*WHAT IS NEEDED*:
Each line of the material must be repeated precisely, with the pictures left out.

╭──

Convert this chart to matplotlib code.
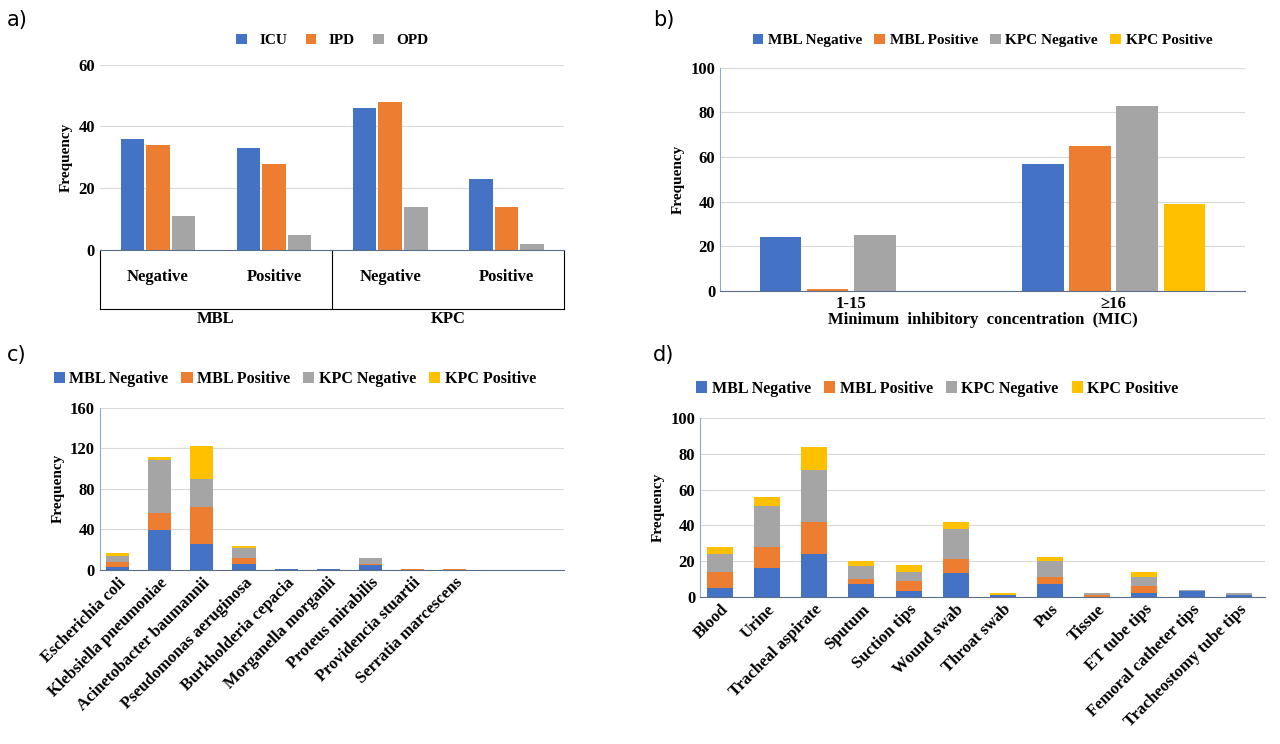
import numpy as np
import matplotlib
matplotlib.use("Agg")
import matplotlib.pyplot as plt
from matplotlib.transforms import blended_transform_factory

plt.rcParams['font.family'] = ['Liberation Serif', 'DejaVu Serif']
plt.rcParams['font.weight'] = 'bold'

BLUE, ORANGE, GRAY, YELLOW = "#4472C4", "#ED7D31", "#A5A5A5", "#FFC000"
AXC = "#8EA9C9"

# a) ward by group
a_groups = ["Negative", "Positive", "Negative", "Positive"]
a_top = ["MBL", "KPC"]
a_icu = [36, 33, 46, 23]
a_ipd = [34, 28, 48, 14]
a_opd = [11, 5, 14, 2]

# b) MIC
b_cats = ["1-15", "≥16"]
b_mbl_neg = [24, 57]
b_mbl_pos = [1, 65]
b_kpc_neg = [25, 83]
b_kpc_pos = [0, 39]

# c) organisms
c_cats = ["Escherichia coli", "Klebsiella pneumoniae", "Acinetobacter baumannii",
          "Pseudomonas aeruginosa", "Burkholderia cepacia", "Morganella morganii",
          "Proteus mirabilis", "Providencia stuartii", "Serratia marcescens"]
c_mbl_neg = [3, 39, 26, 6, 1, 1, 5, 0, 0]
c_mbl_pos = [5, 17, 36, 6, 0, 0, 1, 1, 1]
c_kpc_neg = [6, 52, 28, 10, 0, 0, 6, 0, 0]
c_kpc_pos = [3, 3, 32, 2, 0, 0, 0, 0, 0]

# d) specimens
d_cats = ["Blood", "Urine", "Tracheal aspirate", "Sputum", "Suction tips", "Wound swab",
          "Throat swab", "Pus", "Tissue", "ET tube tips", "Femoral catheter tips",
          "Tracheostomy tube tips"]
d_mbl_neg = [5, 16, 24, 7, 3, 13, 1, 7, 0, 2, 3, 1]
d_mbl_pos = [9, 12, 18, 3, 6, 8, 0, 4, 1, 4, 0, 0]
d_kpc_neg = [10, 23, 29, 7, 5, 17, 0, 9, 1, 5, 1, 1]
d_kpc_pos = [4, 5, 13, 3, 4, 4, 1, 2, 0, 3, 0, 0]

fig = plt.figure(figsize=(12.8, 7.44), dpi=100)


def style(ax, ymax, step):
    ax.set_ylim(0, ymax)
    ax.set_yticks(np.arange(0, ymax + 1, step))
    ax.yaxis.grid(True, color="#D9D9D9", lw=0.8)
    ax.set_axisbelow(True)
    for s in ["top", "right"]:
        ax.spines[s].set_visible(False)
    ax.spines["left"].set_color(AXC)
    ax.spines["bottom"].set_color("#5B6F8A")
    ax.tick_params(length=0, labelsize=12)
    ax.set_ylabel("Frequency", fontsize=11, fontweight="bold")


# ---- a
ax = fig.add_axes([0.078, 0.664, 0.363, 0.249])
x = np.arange(4)
w = 0.22
ax.bar(x - w, a_icu, w * 0.92, color=BLUE, label="ICU")
ax.bar(x, a_ipd, w * 0.92, color=ORANGE, label="IPD")
ax.bar(x + w, a_opd, w * 0.92, color=GRAY, label="OPD")
style(ax, 60, 20)
ax.spines["left"].set_visible(False)
ax.set_xlim(-0.5, 3.5)
ax.set_xticks([])
tr = blended_transform_factory(ax.transData, ax.transAxes)
for i, g in enumerate(a_groups):
    ax.text(i, -0.1, g, transform=tr, ha="center", va="top", fontsize=12, fontweight="bold")
for j, t in enumerate(a_top):
    ax.text(2 * j + 0.5, -0.33, t, transform=tr, ha="center", va="top", fontsize=12, fontweight="bold")
for xv in [-0.5, 1.5, 3.5]:
    ax.plot([xv, xv], [0, -0.32], transform=tr, color="black", lw=0.8, clip_on=False)
ax.plot([-0.5, 3.5], [-0.32, -0.32], transform=tr, color="black", lw=0.8, clip_on=False)
ax.legend(loc="lower center", bbox_to_anchor=(0.5, 1.02), ncol=3, frameon=False,
          fontsize=11, handlelength=0.7, handleheight=0.7, columnspacing=1.2)
fig.text(0.005, 0.965, "a)", fontsize=15, fontweight="normal", family="DejaVu Sans")

# ---- b
ax = fig.add_axes([0.5625, 0.609, 0.41, 0.30])
x = np.arange(2)
w = 0.18
for k, (vals, c, lab) in enumerate([(b_mbl_neg, BLUE, "MBL Negative"), (b_mbl_pos, ORANGE, "MBL Positive"),
                                     (b_kpc_neg, GRAY, "KPC Negative"), (b_kpc_pos, YELLOW, "KPC Positive")]):
    ax.bar(x + (k - 1.5) * w, vals, w * 0.88, color=c, label=lab)
style(ax, 100, 20)
ax.set_xlim(-0.5, 1.5)
ax.set_xticks(x)
ax.set_xticklabels(b_cats, fontsize=12, fontweight="bold")
ax.set_xlabel("Minimum  inhibitory  concentration  (MIC)", fontsize=12, fontweight="bold", labelpad=0)
ax.legend(loc="lower center", bbox_to_anchor=(0.5, 1.03), ncol=4, frameon=False,
          fontsize=11, handlelength=0.7, handleheight=0.7, columnspacing=0.8, handletextpad=0.3)
fig.text(0.51, 0.965, "b)", fontsize=15, fontweight="normal", family="DejaVu Sans")


def stacked(ax, cats, series, xmax):
    x = np.arange(len(cats))
    bottom = np.zeros(len(cats))
    for vals, c, lab in series:
        ax.bar(x, vals, 0.55, bottom=bottom, color=c, label=lab)
        bottom += np.array(vals)
    ax.set_xlim(-0.42, xmax)
    ax.set_xticks(x)
    ax.set_xticklabels(cats, rotation=45, ha="right", rotation_mode="anchor", fontsize=11.5, fontweight="bold")
    ax.legend(loc="lower center", bbox_to_anchor=(0.42, 1.04), ncol=4, frameon=False,
              fontsize=11.5, handlelength=0.7, handleheight=0.7, columnspacing=0.8, handletextpad=0.3)


labs = ["MBL Negative", "MBL Positive", "KPC Negative", "KPC Positive"]
cols = [BLUE, ORANGE, GRAY, YELLOW]

# ---- c
ax = fig.add_axes([0.078, 0.234, 0.363, 0.218])
stacked(ax, c_cats, list(zip([c_mbl_neg, c_mbl_pos, c_kpc_neg, c_kpc_pos], cols, labs)), 10.6)
style(ax, 160, 40)
fig.text(0.005, 0.515, "c)", fontsize=15, fontweight="normal", family="DejaVu Sans")

# ---- d
ax = fig.add_axes([0.547, 0.198, 0.441, 0.24])
stacked(ax, d_cats, list(zip([d_mbl_neg, d_mbl_pos, d_kpc_neg, d_kpc_pos], cols, labs)), 11.55)
style(ax, 100, 20)
fig.text(0.51, 0.515, "d)", fontsize=15, fontweight="normal", family="DejaVu Sans")

fig.savefig("out.png", dpi=100)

╰──

*WORKED ANSWER*:
Convert this chart to matplotlib code.
import numpy as np
import matplotlib
matplotlib.use("Agg")
import matplotlib.pyplot as plt
from matplotlib.transforms import blended_transform_factory

plt.rcParams['font.family'] = ['Liberation Serif', 'DejaVu Serif']
plt.rcParams['font.weight'] = 'bold'

BLUE, ORANGE, GRAY, YELLOW = "#4472C4", "#ED7D31", "#A5A5A5", "#FFC000"
AXC = "#8EA9C9"

# a) ward by group
a_groups = ["Negative", "Positive", "Negative", "Positive"]
a_top = ["MBL", "KPC"]
a_icu = [36, 33, 46, 23]
a_ipd = [34, 28, 48, 14]
a_opd = [11, 5, 14, 2]

# b) MIC
b_cats = ["1-15", "≥16"]
b_mbl_neg = [24, 57]
b_mbl_pos = [1, 65]
b_kpc_neg = [25, 83]
b_kpc_pos = [0, 39]

# c) organisms
c_cats = ["Escherichia coli", "Klebsiella pneumoniae", "Acinetobacter baumannii",
          "Pseudomonas aeruginosa", "Burkholderia cepacia", "Morganella morganii",
          "Proteus mirabilis", "Providencia stuartii", "Serratia marcescens"]
c_mbl_neg = [3, 39, 26, 6, 1, 1, 5, 0, 0]
c_mbl_pos = [5, 17, 36, 6, 0, 0, 1, 1, 1]
c_kpc_neg = [6, 52, 28, 10, 0, 0, 6, 0, 0]
c_kpc_pos = [3, 3, 32, 2, 0, 0, 0, 0, 0]

# d) specimens
d_cats = ["Blood", "Urine", "Tracheal aspirate", "Sputum", "Suction tips", "Wound swab",
          "Throat swab", "Pus", "Tissue", "ET tube tips", "Femoral catheter tips",
          "Tracheostomy tube tips"]
d_mbl_neg = [5, 16, 24, 7, 3, 13, 1, 7, 0, 2, 3, 1]
d_mbl_pos = [9, 12, 18, 3, 6, 8, 0, 4, 1, 4, 0, 0]
d_kpc_neg = [10, 23, 29, 7, 5, 17, 0, 9, 1, 5, 1, 1]
d_kpc_pos = [4, 5, 13, 3, 4, 4, 1, 2, 0, 3, 0, 0]

fig = plt.figure(figsize=(12.8, 7.44), dpi=100)


def style(ax, ymax, step):
    ax.set_ylim(0, ymax)
    ax.set_yticks(np.arange(0, ymax + 1, step))
    ax.yaxis.grid(True, color="#D9D9D9", lw=0.8)
    ax.set_axisbelow(True)
    for s in ["top", "right"]:
        ax.spines[s].set_visible(False)
    ax.spines["left"].set_color(AXC)
    ax.spines["bottom"].set_color("#5B6F8A")
    ax.tick_params(length=0, labelsize=12)
    ax.set_ylabel("Frequency", fontsize=11, fontweight="bold")


# ---- a
ax = fig.add_axes([0.078, 0.664, 0.363, 0.249])
x = np.arange(4)
w = 0.22
ax.bar(x - w, a_icu, w * 0.92, color=BLUE, label="ICU")
ax.bar(x, a_ipd, w * 0.92, color=ORANGE, label="IPD")
ax.bar(x + w, a_opd, w * 0.92, color=GRAY, label="OPD")
style(ax, 60, 20)
ax.spines["left"].set_visible(False)
ax.set_xlim(-0.5, 3.5)
ax.set_xticks([])
tr = blended_transform_factory(ax.transData, ax.transAxes)
for i, g in enumerate(a_groups):
    ax.text(i, -0.1, g, transform=tr, ha="center", va="top", fontsize=12, fontweight="bold")
for j, t in enumerate(a_top):
    ax.text(2 * j + 0.5, -0.33, t, transform=tr, ha="center", va="top", fontsize=12, fontweight="bold")
for xv in [-0.5, 1.5, 3.5]:
    ax.plot([xv, xv], [0, -0.32], transform=tr, color="black", lw=0.8, clip_on=False)
ax.plot([-0.5, 3.5], [-0.32, -0.32], transform=tr, color="black", lw=0.8, clip_on=False)
ax.legend(loc="lower center", bbox_to_anchor=(0.5, 1.02), ncol=3, frameon=False,
          fontsize=11, handlelength=0.7, handleheight=0.7, columnspacing=1.2)
fig.text(0.005, 0.965, "a)", fontsize=15, fontweight="normal", family="DejaVu Sans")

# ---- b
ax = fig.add_axes([0.5625, 0.609, 0.41, 0.30])
x = np.arange(2)
w = 0.18
for k, (vals, c, lab) in enumerate([(b_mbl_neg, BLUE, "MBL Negative"), (b_mbl_pos, ORANGE, "MBL Positive"),
                                     (b_kpc_neg, GRAY, "KPC Negative"), (b_kpc_pos, YELLOW, "KPC Positive")]):
    ax.bar(x + (k - 1.5) * w, vals, w * 0.88, color=c, label=lab)
style(ax, 100, 20)
ax.set_xlim(-0.5, 1.5)
ax.set_xticks(x)
ax.set_xticklabels(b_cats, fontsize=12, fontweight="bold")
ax.set_xlabel("Minimum  inhibitory  concentration  (MIC)", fontsize=12, fontweight="bold", labelpad=0)
ax.legend(loc="lower center", bbox_to_anchor=(0.5, 1.03), ncol=4, frameon=False,
          fontsize=11, handlelength=0.7, handleheight=0.7, columnspacing=0.8, handletextpad=0.3)
fig.text(0.51, 0.965, "b)", fontsize=15, fontweight="normal", family="DejaVu Sans")


def stacked(ax, cats, series, xmax):
    x = np.arange(len(cats))
    bottom = np.zeros(len(cats))
    for vals, c, lab in series:
        ax.bar(x, vals, 0.55, bottom=bottom, color=c, label=lab)
        bottom += np.array(vals)
    ax.set_xlim(-0.42, xmax)
    ax.set_xticks(x)
    ax.set_xticklabels(cats, rotation=45, ha="right", rotation_mode="anchor", fontsize=11.5, fontweight="bold")
    ax.legend(loc="lower center", bbox_to_anchor=(0.42, 1.04), ncol=4, frameon=False,
              fontsize=11.5, handlelength=0.7, handleheight=0.7, columnspacing=0.8, handletextpad=0.3)


labs = ["MBL Negative", "MBL Positive", "KPC Negative", "KPC Positive"]
cols = [BLUE, ORANGE, GRAY, YELLOW]

# ---- c
ax = fig.add_axes([0.078, 0.234, 0.363, 0.218])
stacked(ax, c_cats, list(zip([c_mbl_neg, c_mbl_pos, c_kpc_neg, c_kpc_pos], cols, labs)), 10.6)
style(ax, 160, 40)
fig.text(0.005, 0.515, "c)", fontsize=15, fontweight="normal", family="DejaVu Sans")

# ---- d
ax = fig.add_axes([0.547, 0.198, 0.441, 0.24])
stacked(ax, d_cats, list(zip([d_mbl_neg, d_mbl_pos, d_kpc_neg, d_kpc_pos], cols, labs)), 11.55)
style(ax, 100, 20)
fig.text(0.51, 0.515, "d)", fontsize=15, fontweight="normal", family="DejaVu Sans")

fig.savefig("out.png", dpi=100)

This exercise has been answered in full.